Glasson scholar named President of the Society for Names Studies in Britain and Ireland
Glasson native Dr Aengus Ó Fionnagáin, a lecturer in Irish at the University of Limerick, was recently elected President of the Society for Names Studies in Britain and Ireland (SNSBI) , for the period 2026 to 2029.
A past pupil of Tubberclair NS and the Marist College, Aengus went on to attend NUI Galway, completing an Arts degree in Irish and Geography.
After this degree, he found that there was Government funding available for a handful of scholarships on researching placenames.
Westmeath was one of the counties in which little research had been done on placenames, so Aengus successfully applied for the scholarship and started a PhD focusing on the history of townland names in two baronies near Athlone.
Having spent the best part of five years working on his PhD he decided to make researching placenames a focus of his career.
The SNSBI traces its origins back to 1960 and is a premier forum for scholars of onomastics in Britain and Ireland, with additional contributions from Scandinavia.
The aim of the society is to promote the interdisciplinary study of placenames, personal names, and other names, and all they can reveal about the diverse peoples, languages, histories, and landscapes of Britain and Ireland.
Aengus also presented a paper entitled 'The fields of Athlone: Town park and field names outside the walls’ at the spring conference of the society which was held from Friday, March 27, to Sunday, March 29, in the historic Guildhall in Bury St Edmunds.
Aengus acknowledged his attendance at the conference was supported by the AHSS Conference Presentation Funding Scheme, and the School of English, Irish, and Communication.
His paper was based on research for his forthcoming book on the placenames of Athlone and its hinterland.
A collection of late seventeenth-century maps of the town is a legacy of Athlone’s strategic and military significance at that time. These maps provide important insights into the layout of the town and its connection with the surrounding landscape.

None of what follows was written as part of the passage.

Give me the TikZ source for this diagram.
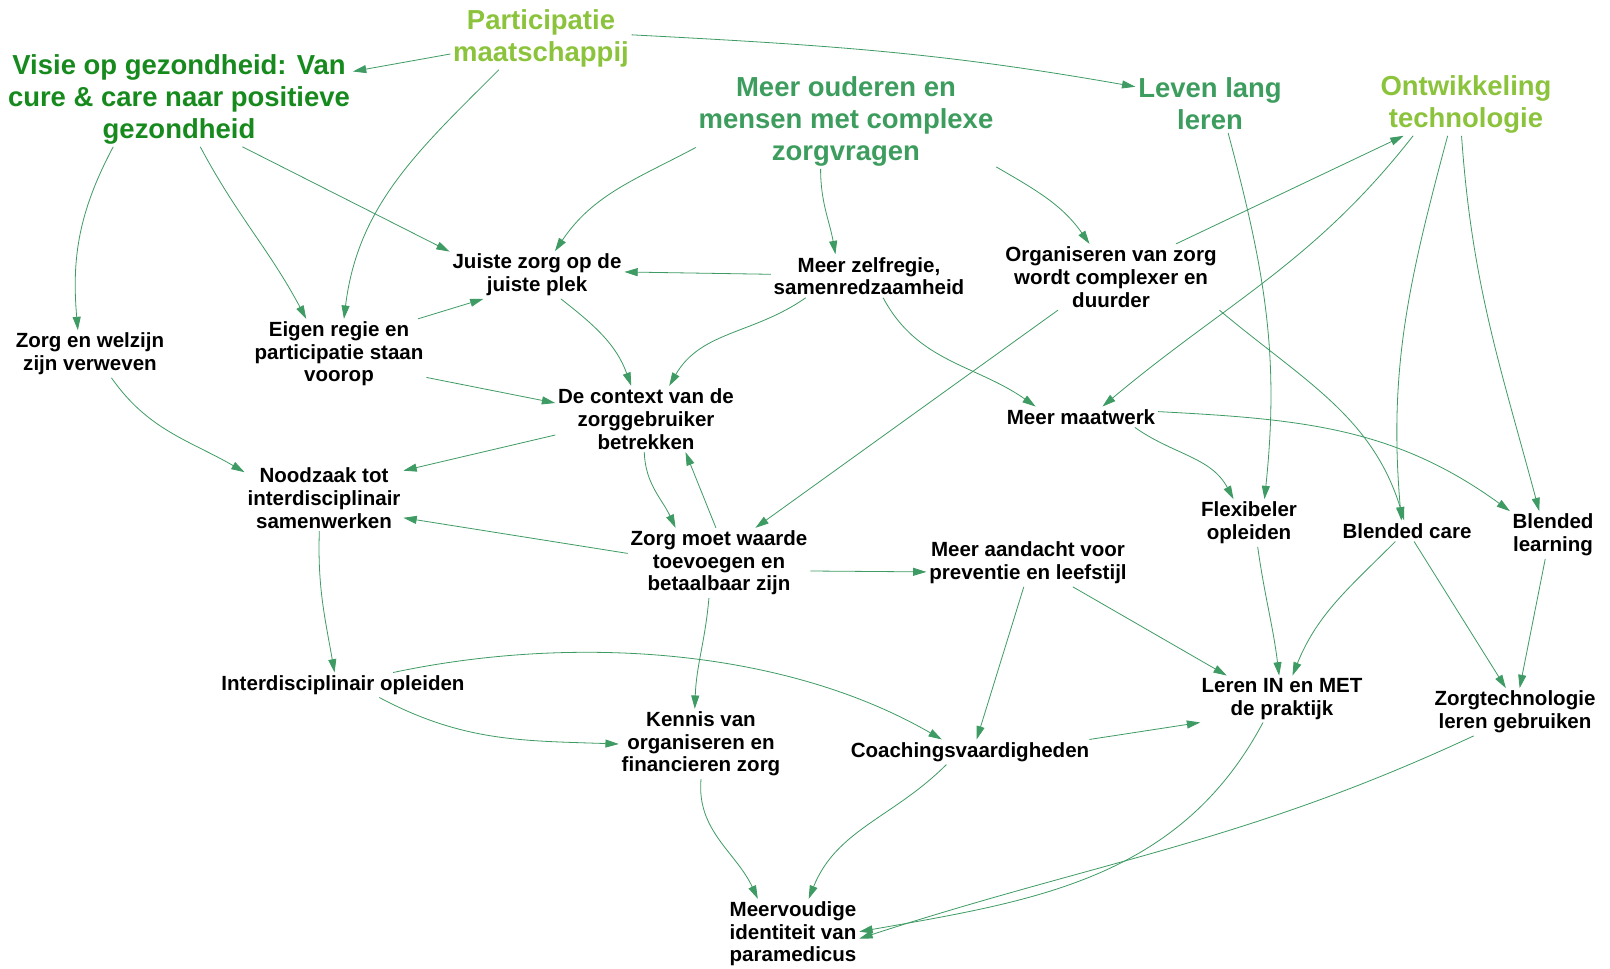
\documentclass[tikz,border=0pt]{standalone}
\usepackage{fontspec}
\setmainfont{Liberation Sans}
\usetikzlibrary{arrows.meta}
\definecolor{edgec}{HTML}{3E9B63}
\definecolor{dkgreen}{HTML}{178A1E}
\definecolor{ltgreen}{HTML}{8CC33C}
\definecolor{mdgreen}{HTML}{3D9D5E}
\tikzset{
  lbl/.style={align=center, inner sep=2pt, text=black, font=\fontsize{15.4}{17}\selectfont\bfseries},
  big/.style={align=center, inner sep=2pt, font=\fontsize{20.6}{24}\selectfont\bfseries},
  arr/.style={draw=edgec, line width=0.6pt, -{Triangle[length=10pt,width=6pt]}}
}
\begin{document}
\begin{tikzpicture}[x=0.75pt,y=-0.75pt]
\fill[white] (0,0) rectangle (1610,968);
\useasboundingbox (0,0) rectangle (1610,968);
% headline nodes
\node[big,text=ltgreen] (part) at (541,38) {Participatie\\maatschappij};
\node[big,text=dkgreen] (visie) at (179,99) {Visie op gezondheid: Van\\cure \& care naar positieve\\gezondheid};
\node[big,text=mdgreen] (ouderen) at (846,121) {Meer ouderen en\\mensen met complexe\\zorgvragen};
\node[big,text=mdgreen] (leven) at (1210,104) {Leven lang\\leren};
\node[big,text=ltgreen] (ontw) at (1466,104) {Ontwikkeling\\technologie};
% regular nodes
\node[lbl] (juiste) at (537,275) {Juiste zorg op de\\juiste plek};
\node[lbl] (zelf) at (869,276) {Meer zelfregie,\\samenredzaamheid};
\node[lbl] (org) at (1111,277) {Organiseren van zorg\\wordt complexer en\\duurder};
\node[lbl] (zw) at (90,354) {Zorg en welzijn\\zijn verweven};
\node[lbl] (eigen) at (339,354) {Eigen regie en\\participatie staan\\voorop};
\node[lbl] (context) at (646,419) {De context van de\\zorggebruiker\\betrekken};
\node[lbl] (maat) at (1081,417) {Meer maatwerk};
\node[lbl] (nood) at (324,498) {Noodzaak tot\\interdisciplinair\\samenwerken};
\node[lbl] (waarde) at (719,563) {Zorg moet waarde\\toevoegen en\\betaalbaar zijn};
\node[lbl] (aandacht) at (1028,563) {Meer aandacht voor\\preventie en leefstijl};
\node[lbl] (flex) at (1249,523) {Flexibeler\\opleiden};
\node[lbl] (bcare) at (1407,531) {Blended care};
\node[lbl] (blearn) at (1553,535) {Blended\\learning};
\node[lbl] (interop) at (343,685) {Interdisciplinair opleiden};
\node[lbl] (kennis) at (701,744) {Kennis van\\organiseren en\\financieren zorg};
\node[lbl] (coach) at (970,752) {Coachingsvaardigheden};
\node[lbl] (leren) at (1282,699) {Leren IN en MET\\de praktijk};
\node[lbl] (zorgtech) at (1515,712) {Zorgtechnologie\\leren gebruiken};
\node[lbl] (meerv) at (793,934) {Meervoudige\\identiteit van\\paramedicus};
% connectors
\draw[arr] (part.-170) -- (visie.9.5);
\draw[arr] (part.2) to[out=-3,in=170] (leven.167);
\draw[arr] (part.-143) to[out=-135,in=83] (eigen.82);
\draw[arr] (visie.-144) to[out=-118,in=95] (zw.117);
\draw[arr] (visie.-66) to[out=-62,in=118] (eigen.133);
\draw[arr] (visie.-37) -- (juiste.165);
\draw[arr] (ouderen.-170) to[out=-152,in=56] (juiste.53);
\draw[arr] (ouderen.-118) to[out=-90,in=100] (zelf.147);
\draw[arr] (ouderen.-17) to[out=-30,in=125] (org.123);
\draw[arr] (zelf.179) -- (juiste.2);
\draw[arr] (eigen.24) -- (juiste.-156);
\draw[arr] (juiste.-45) to[out=-38,in=110] (context.114);
\draw[arr] (zelf.-161) to[out=-145,in=60] (context.55);
\draw[arr] (eigen.-15) -- (context.170);
\draw[arr] (zelf.-57) to[out=-62,in=145] (maat.167);
\draw[arr] (org.-148) -- (waarde.44);
\draw[arr] (org.27) -- (ontw.-153);
\draw[arr] (ontw.-149) to[out=-128,in=40] (maat.26);
\draw[arr] (ontw.-120) to[out=-105,in=95] (bcare.118);
\draw[arr] (ontw.-98) to[out=-86,in=105] (blearn.120);
\draw[arr] (leven.-58) to[out=-75,in=84] (flex.57);
\draw[arr] (org.-17) to[out=-40,in=107] (bcare.105);
\draw[arr] (maat.-11) to[out=-35,in=118] (flex.123);
\draw[arr] (maat.4) to[out=-3,in=144] (blearn.151);
\draw[arr] (zw.-48) to[out=-55,in=150] (nood.162);
\draw[arr] (context.-170) -- (nood.19);
\draw[arr] (context.-93) to[out=-88,in=115] (waarde.141);
\draw[arr] (waarde.95) -- (context.-40);
\draw[arr] (waarde.174) -- (nood.-14);
\draw[arr] (waarde.-5) -- (aandacht.-175);
\draw[arr] (nood.-98) to[out=-92,in=100] (interop.124);
\draw[arr] (waarde.-106) to[out=-95,in=88] (kennis.100);
\draw[arr] (interop.-19) to[out=-28,in=178] (kennis.180);
\draw[arr] (interop.14) to[out=12,in=150,looseness=0.85] (coach.156);
\draw[arr] (aandacht.-100) -- (coach.62);
\draw[arr] (aandacht.-28) -- (leren.157);
\draw[arr] (coach.6) -- (leren.-164);
\draw[arr] (flex.-70) to[out=-82,in=97] (leren.97);
\draw[arr] (bcare.-138) to[out=-135,in=68] (leren.66);
\draw[arr] (bcare.-56) -- (zorgtech.111);
\draw[arr] (blearn.-108) -- (zorgtech.79);
\draw[arr] (kennis.-90) to[out=-95,in=115] (meerv.135);
\draw[arr] (coach.-152) to[out=-135,in=68] (meerv.66);
\draw[arr] (leren.-129) to[out=-118,in=10] (meerv.2);
\draw[arr] (zorgtech.-150) to[out=-155,in=18] (meerv.-4);
\end{tikzpicture}
\end{document}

The lands adjoining the town wall were a key component of the economic life of the town. This is reflected in the extraordinary collection of historical field names and names of town plots (over 80 names in the area adjoining the east-town alone) which survive in seventeenth- and eighteenth-century records.
Most of these names are of Irish-language origin, and with interpretation, many of their locations around the town identified. He said that analysis of these names can reveal much about the past economic life of the town, and its intersection with language, politics and the local landscape.